No images are to be carried over; print all other material exactly as it stands.

- SOURCE MATERIAL:
· · · · ·
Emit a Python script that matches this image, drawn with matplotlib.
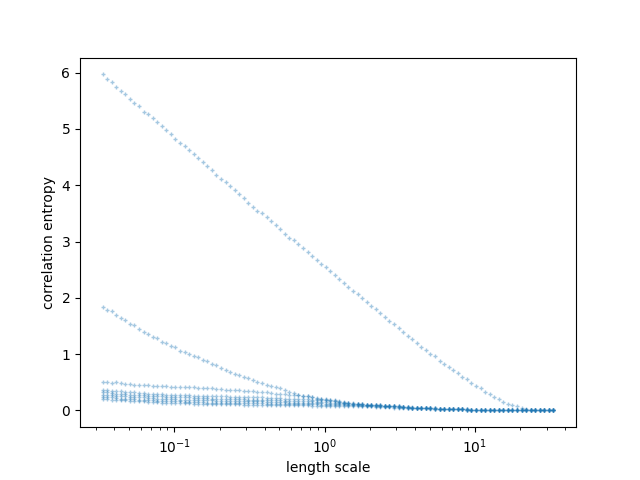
import numpy as np
import matplotlib
matplotlib.use("Agg")
import matplotlib.pyplot as plt

# length-scale sampling grid (100 log-spaced points)
x_min, x_max, n_points = 1/30, 100/3, 100
length_scale = np.geomspace(x_min, x_max, n_points)

zeros13 = [0.00] * 13

s1 = [5.97,5.88,5.83,5.74,5.67,5.62,5.53,5.47,5.40,5.31,
      5.26,5.19,5.12,5.05,4.98,4.91,4.83,4.76,4.69,4.62,
      4.55,4.48,4.41,4.34,4.27,4.19,4.12,4.05,3.98,3.91,
      3.84,3.77,3.69,3.62,3.55,3.50,3.43,3.36,3.29,3.22,
      3.14,3.07,3.02,2.95,2.88,2.81,2.74,
      2.67,2.61,2.54,
      2.47,2.40,2.34,2.27,2.20,2.13,2.07,2.00,1.93,1.86,
      1.80,1.73,1.66,1.59,1.53,1.46,
      1.39,1.33,1.26,1.20,
      1.13,1.08,1.01,0.96,0.88,0.83,0.78,0.72,0.67,0.60,
      0.55,0.49,0.44,0.39,0.33,0.30,0.24,0.21,0.15,0.12,
      0.10,0.07,0.05,0.03,0.01,
      0.01,0.01,0.00,0.00,0.00]

s2 = [1.83,1.79,1.76,1.69,1.65,1.60,1.54,1.51,1.45,1.40,
      1.35,1.31,1.28,1.22,1.19,1.15,1.12,1.06,1.04,1.01,
      0.97,0.94,0.90,0.87,0.83,0.80,0.76,0.72,0.69,0.65,
      0.63,0.60,0.57,0.54,0.51,0.48,0.46,0.43,0.41,0.39,
      0.36,0.33,0.31,0.28,
      0.25,0.25,0.24,0.21,0.21,0.19,0.18,0.17,0.15,0.14,0.13,0.12,0.11,
      0.11,0.10,0.10,0.09,0.09,0.08,0.08,0.07,0.07,0.06,
      0.06,0.05,0.05,0.05,0.04,0.04,0.04,0.03,0.03,0.03,
      0.02,0.02,0.02,0.02,0.01,0.01,0.01,0.01,0.01,0.00,
      0.00,0.00,0.00,0.00,0.00,0.00,0.00,0.00,0.00,0.00,
      0.00,0.00,0.00]

s3 = [0.50,0.50,0.49,0.50,0.49,0.47,0.47,0.46,0.46,0.45,
      0.45,0.44,0.44,0.43,0.43,0.42,0.42,0.42,0.41,0.41,
      0.41,0.40,0.40,0.39,0.39,0.38,0.38,0.37,0.37,0.36,
      0.36,0.35,0.35,0.34,0.33,0.33,0.32,0.31,0.30,0.30,
      0.29,0.28,0.28,0.27,0.26,0.25,0.24,0.22,0.21,0.20,
      0.19,0.18,0.16,0.15,0.14,0.13,0.12,0.11,0.10,0.10,
      0.09,0.09,0.08,0.08,0.07,0.07,0.06,0.06,0.05,0.05,
      0.05,0.04,0.04,0.04,0.03,0.03,0.03,0.02,0.02,0.02,
      0.02,0.01,0.01,0.01,0.01,0.01,0.00,0.00,0.00,0.00,
      0.00,0.00,0.00,0.00,0.00,0.00,0.00,0.00,0.00,0.00]

l1 = ([0.37,0.36,0.35,0.35,0.34,0.33,0.33,0.32,0.31,0.31,0.30,0.30,0.29,0.29,
       0.28,0.28,0.28,0.27,0.27,0.27,0.26,0.26,0.26,
       0.26,0.25,0.25,0.25,0.25,0.24,0.24,0.24,0.24,0.23,0.23,0.23,0.23,
       0.22,0.22,0.22,0.22,0.21,0.21,0.21,0.20,0.20,0.20,
       0.19,0.19,0.18,0.18,0.17,0.16,0.15,0.14,0.13,0.12,0.11,
       0.11,0.10,0.10,0.09,0.09,0.08,0.08,0.07,0.07,0.06,
       0.06,0.06,0.05,0.05,0.04,0.04,0.04,0.03,0.03,0.03,
       0.02,0.02,0.02,0.02,0.01,0.01,0.01,0.01,0.01,0.01] + zeros13)

l2 = ([0.33,0.32,0.31,0.30,0.30,0.29,0.28,0.28,0.27,0.27,0.26,0.26,0.25,0.25,
       0.24,0.24,0.24,0.23,0.23,0.23,0.22,0.22,0.22,
       0.22,0.21,0.21,0.21,0.21,0.20,0.20,0.20,0.20,0.19,0.19,0.19,0.19,
       0.18,0.18,0.18,0.18,0.17,0.17,0.17,0.17,0.16,0.16,
       0.16,0.15,0.15,0.15,0.14,0.14,0.13,0.13,0.12,0.11,0.11,
       0.10,0.10,0.09,0.09,0.08,0.08,0.07,0.07,0.06,0.06,
       0.06,0.05,0.05,0.05,0.04,0.04,0.03,0.03,0.03,0.02,
       0.02,0.02,0.02,0.01,0.01,0.01,0.01,0.01,0.00,0.00] + zeros13)

l3 = ([0.28,0.27,0.27,0.26,0.25,0.25,0.24,0.24,0.23,0.23,0.22,0.22,0.21,0.21,
       0.20,0.20,0.20,0.19,0.19,0.19,0.18,0.18,0.18,
       0.18,0.18,0.17,0.17,0.17,0.17,0.17,0.16,0.16,0.16,0.16,0.16,0.16,
       0.15,0.15,0.15,0.15,0.15,0.14,0.14,0.14,0.14,0.14,
       0.13,0.13,0.13,0.12,0.12,0.12,0.11,0.11,0.10,0.10,0.10,
       0.09,0.09,0.09,0.08,0.08,0.07,0.07,0.07,0.06,0.06,
       0.05,0.05,0.05,0.04,0.04,0.04,0.03,0.03,0.03,0.02,
       0.02,0.02,0.02,0.01,0.01,0.01,0.01,0.01,0.00,0.00] + zeros13)

l4 = ([0.24,0.23,0.23,0.22,0.21,0.21,0.20,0.20,0.19,0.19,0.18,0.18,0.17,0.17,
       0.17,0.16,0.16,0.16,0.15,0.15,0.15,0.15,0.15,
       0.14,0.14,0.14,0.14,0.14,0.14,0.13,0.13,0.13,0.13,0.13,0.13,0.13,
       0.12,0.12,0.12,0.12,0.12,0.12,0.12,0.11,0.11,0.11,
       0.11,0.11,0.10,0.10,0.10,0.10,0.10,0.09,0.09,0.09,0.09,
       0.08,0.08,0.08,0.08,0.07,0.07,0.07,0.06,0.06,0.06,
       0.05,0.05,0.05,0.04,0.04,0.04,0.03,0.03,0.03,0.02,
       0.02,0.02,0.02,0.01,0.01,0.01,0.01,0.01,0.00,0.00] + zeros13)

l5 = ([0.20,0.20,0.19,0.19,0.18,0.18,0.17,0.17,0.16,0.16,0.15,0.15,0.15,0.14,
       0.14,0.14,0.13,0.13,0.13,0.13,0.12,0.12,0.12,
       0.12,0.12,0.11,0.11,0.11,0.11,0.11,0.11,0.10,0.10,0.10,0.10,0.10,
       0.10,0.10,0.10,0.09,0.09,0.09,0.09,0.09,0.09,0.09,
       0.08,0.08,0.08,0.08,0.08,0.08,0.08,0.07,0.07,0.07,0.07,
       0.07,0.07,0.07,0.06,0.06,0.06,0.06,0.05,0.05,0.05,
       0.05,0.04,0.04,0.04,0.04,0.03,0.03,0.03,0.03,0.02,
       0.02,0.02,0.02,0.01,0.01,0.01,0.01,0.01,0.00,0.00] + zeros13)

series = [s1, s2, s3, l1, l2, l3, l4, l5]

fig, ax = plt.subplots(figsize=(6.4, 4.8), dpi=100)
for ys in series:
    ax.plot(length_scale, ys, '+', color='C0', alpha=0.4,
            markersize=3, markeredgewidth=1)
ax.set_xscale('log')
ax.set_xlabel('length scale')
ax.set_ylabel('correlation entropy')
fig.savefig('out.png')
· · · · ·
- TASK SOLUTION:
Emit a Python script that matches this image, drawn with matplotlib.
import numpy as np
import matplotlib
matplotlib.use("Agg")
import matplotlib.pyplot as plt

# length-scale sampling grid (100 log-spaced points)
x_min, x_max, n_points = 1/30, 100/3, 100
length_scale = np.geomspace(x_min, x_max, n_points)

zeros13 = [0.00] * 13

s1 = [5.97,5.88,5.83,5.74,5.67,5.62,5.53,5.47,5.40,5.31,
      5.26,5.19,5.12,5.05,4.98,4.91,4.83,4.76,4.69,4.62,
      4.55,4.48,4.41,4.34,4.27,4.19,4.12,4.05,3.98,3.91,
      3.84,3.77,3.69,3.62,3.55,3.50,3.43,3.36,3.29,3.22,
      3.14,3.07,3.02,2.95,2.88,2.81,2.74,
      2.67,2.61,2.54,
      2.47,2.40,2.34,2.27,2.20,2.13,2.07,2.00,1.93,1.86,
      1.80,1.73,1.66,1.59,1.53,1.46,
      1.39,1.33,1.26,1.20,
      1.13,1.08,1.01,0.96,0.88,0.83,0.78,0.72,0.67,0.60,
      0.55,0.49,0.44,0.39,0.33,0.30,0.24,0.21,0.15,0.12,
      0.10,0.07,0.05,0.03,0.01,
      0.01,0.01,0.00,0.00,0.00]

s2 = [1.83,1.79,1.76,1.69,1.65,1.60,1.54,1.51,1.45,1.40,
      1.35,1.31,1.28,1.22,1.19,1.15,1.12,1.06,1.04,1.01,
      0.97,0.94,0.90,0.87,0.83,0.80,0.76,0.72,0.69,0.65,
      0.63,0.60,0.57,0.54,0.51,0.48,0.46,0.43,0.41,0.39,
      0.36,0.33,0.31,0.28,
      0.25,0.25,0.24,0.21,0.21,0.19,0.18,0.17,0.15,0.14,0.13,0.12,0.11,
      0.11,0.10,0.10,0.09,0.09,0.08,0.08,0.07,0.07,0.06,
      0.06,0.05,0.05,0.05,0.04,0.04,0.04,0.03,0.03,0.03,
      0.02,0.02,0.02,0.02,0.01,0.01,0.01,0.01,0.01,0.00,
      0.00,0.00,0.00,0.00,0.00,0.00,0.00,0.00,0.00,0.00,
      0.00,0.00,0.00]

s3 = [0.50,0.50,0.49,0.50,0.49,0.47,0.47,0.46,0.46,0.45,
      0.45,0.44,0.44,0.43,0.43,0.42,0.42,0.42,0.41,0.41,
      0.41,0.40,0.40,0.39,0.39,0.38,0.38,0.37,0.37,0.36,
      0.36,0.35,0.35,0.34,0.33,0.33,0.32,0.31,0.30,0.30,
      0.29,0.28,0.28,0.27,0.26,0.25,0.24,0.22,0.21,0.20,
      0.19,0.18,0.16,0.15,0.14,0.13,0.12,0.11,0.10,0.10,
      0.09,0.09,0.08,0.08,0.07,0.07,0.06,0.06,0.05,0.05,
      0.05,0.04,0.04,0.04,0.03,0.03,0.03,0.02,0.02,0.02,
      0.02,0.01,0.01,0.01,0.01,0.01,0.00,0.00,0.00,0.00,
      0.00,0.00,0.00,0.00,0.00,0.00,0.00,0.00,0.00,0.00]

l1 = ([0.37,0.36,0.35,0.35,0.34,0.33,0.33,0.32,0.31,0.31,0.30,0.30,0.29,0.29,
       0.28,0.28,0.28,0.27,0.27,0.27,0.26,0.26,0.26,
       0.26,0.25,0.25,0.25,0.25,0.24,0.24,0.24,0.24,0.23,0.23,0.23,0.23,
       0.22,0.22,0.22,0.22,0.21,0.21,0.21,0.20,0.20,0.20,
       0.19,0.19,0.18,0.18,0.17,0.16,0.15,0.14,0.13,0.12,0.11,
       0.11,0.10,0.10,0.09,0.09,0.08,0.08,0.07,0.07,0.06,
       0.06,0.06,0.05,0.05,0.04,0.04,0.04,0.03,0.03,0.03,
       0.02,0.02,0.02,0.02,0.01,0.01,0.01,0.01,0.01,0.01] + zeros13)

l2 = ([0.33,0.32,0.31,0.30,0.30,0.29,0.28,0.28,0.27,0.27,0.26,0.26,0.25,0.25,
       0.24,0.24,0.24,0.23,0.23,0.23,0.22,0.22,0.22,
       0.22,0.21,0.21,0.21,0.21,0.20,0.20,0.20,0.20,0.19,0.19,0.19,0.19,
       0.18,0.18,0.18,0.18,0.17,0.17,0.17,0.17,0.16,0.16,
       0.16,0.15,0.15,0.15,0.14,0.14,0.13,0.13,0.12,0.11,0.11,
       0.10,0.10,0.09,0.09,0.08,0.08,0.07,0.07,0.06,0.06,
       0.06,0.05,0.05,0.05,0.04,0.04,0.03,0.03,0.03,0.02,
       0.02,0.02,0.02,0.01,0.01,0.01,0.01,0.01,0.00,0.00] + zeros13)

l3 = ([0.28,0.27,0.27,0.26,0.25,0.25,0.24,0.24,0.23,0.23,0.22,0.22,0.21,0.21,
       0.20,0.20,0.20,0.19,0.19,0.19,0.18,0.18,0.18,
       0.18,0.18,0.17,0.17,0.17,0.17,0.17,0.16,0.16,0.16,0.16,0.16,0.16,
       0.15,0.15,0.15,0.15,0.15,0.14,0.14,0.14,0.14,0.14,
       0.13,0.13,0.13,0.12,0.12,0.12,0.11,0.11,0.10,0.10,0.10,
       0.09,0.09,0.09,0.08,0.08,0.07,0.07,0.07,0.06,0.06,
       0.05,0.05,0.05,0.04,0.04,0.04,0.03,0.03,0.03,0.02,
       0.02,0.02,0.02,0.01,0.01,0.01,0.01,0.01,0.00,0.00] + zeros13)

l4 = ([0.24,0.23,0.23,0.22,0.21,0.21,0.20,0.20,0.19,0.19,0.18,0.18,0.17,0.17,
       0.17,0.16,0.16,0.16,0.15,0.15,0.15,0.15,0.15,
       0.14,0.14,0.14,0.14,0.14,0.14,0.13,0.13,0.13,0.13,0.13,0.13,0.13,
       0.12,0.12,0.12,0.12,0.12,0.12,0.12,0.11,0.11,0.11,
       0.11,0.11,0.10,0.10,0.10,0.10,0.10,0.09,0.09,0.09,0.09,
       0.08,0.08,0.08,0.08,0.07,0.07,0.07,0.06,0.06,0.06,
       0.05,0.05,0.05,0.04,0.04,0.04,0.03,0.03,0.03,0.02,
       0.02,0.02,0.02,0.01,0.01,0.01,0.01,0.01,0.00,0.00] + zeros13)

l5 = ([0.20,0.20,0.19,0.19,0.18,0.18,0.17,0.17,0.16,0.16,0.15,0.15,0.15,0.14,
       0.14,0.14,0.13,0.13,0.13,0.13,0.12,0.12,0.12,
       0.12,0.12,0.11,0.11,0.11,0.11,0.11,0.11,0.10,0.10,0.10,0.10,0.10,
       0.10,0.10,0.10,0.09,0.09,0.09,0.09,0.09,0.09,0.09,
       0.08,0.08,0.08,0.08,0.08,0.08,0.08,0.07,0.07,0.07,0.07,
       0.07,0.07,0.07,0.06,0.06,0.06,0.06,0.05,0.05,0.05,
       0.05,0.04,0.04,0.04,0.04,0.03,0.03,0.03,0.03,0.02,
       0.02,0.02,0.02,0.01,0.01,0.01,0.01,0.01,0.00,0.00] + zeros13)

series = [s1, s2, s3, l1, l2, l3, l4, l5]

fig, ax = plt.subplots(figsize=(6.4, 4.8), dpi=100)
for ys in series:
    ax.plot(length_scale, ys, '+', color='C0', alpha=0.4,
            markersize=3, markeredgewidth=1)
ax.set_xscale('log')
ax.set_xlabel('length scale')
ax.set_ylabel('correlation entropy')
fig.savefig('out.png')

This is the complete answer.